Some are looking for too high rents on investment properties that they’ve taken out high mortgages on.

The whole idea of renting is to avoid that mortgage trap," she said.

‘‘Rents are lower in newer apartments in suburban areas such as Sandyford, but you end up paying the difference in daily Luas fares and taxis at weekends."

Another young professional in her late 20s employed in Dublin city centre moved home to Wicklow temporarily while looking for suitable accommodation in the capital. ‘‘I rented with friends for years until one of our trio moved in with her boyfriend," she said.

‘‘My flatmate and I have been looking for almost three months and our search for satisfactory accommodation has been very hit and miss. One of our requirements was accommodation with two car park spaces, which has proved difficult to find.

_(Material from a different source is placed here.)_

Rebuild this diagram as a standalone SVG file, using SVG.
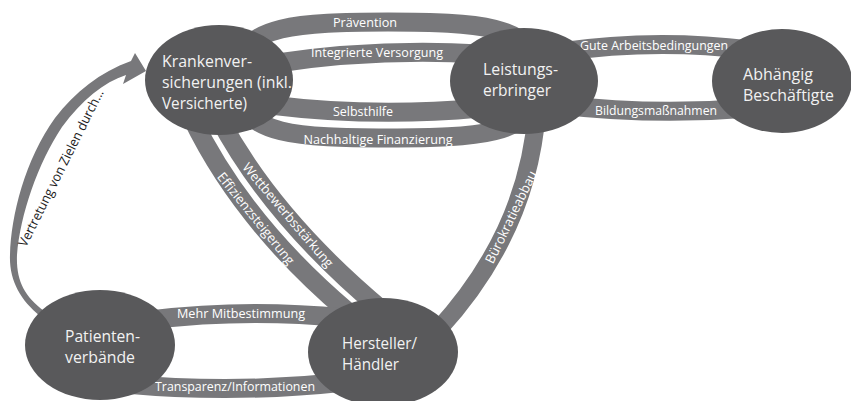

‘‘One property had a lean-to kitchen that appeared to be part of a conservatory in a previous life. It wasn’t insulated and security at the rear of the house was an issue.

‘‘Other units were in subdivided buildings with flimsy door locks leading to small, dark and draughty rooms. If we’re paying €600 each, we don’t want to have to share washing machines or kitchens with other tenants in the building.

‘‘Another letting agent hadn’t had the apartment serviced for viewing. It was filthy and had kitchen cupboards full of stale goods and food with long since use-by dates.

‘‘I can look beyond a certain level of dirt and am happy to put on the Marigolds and give the new place a good clean, but there’s nothing you can do with a stained old mattress.

‘‘Landlords must learn that there is a certain level of standards they have to meet in order to let their property to good tenants.

‘‘Progress is also needed in terms of a deposit protection scheme to cut down on lengthy disputes."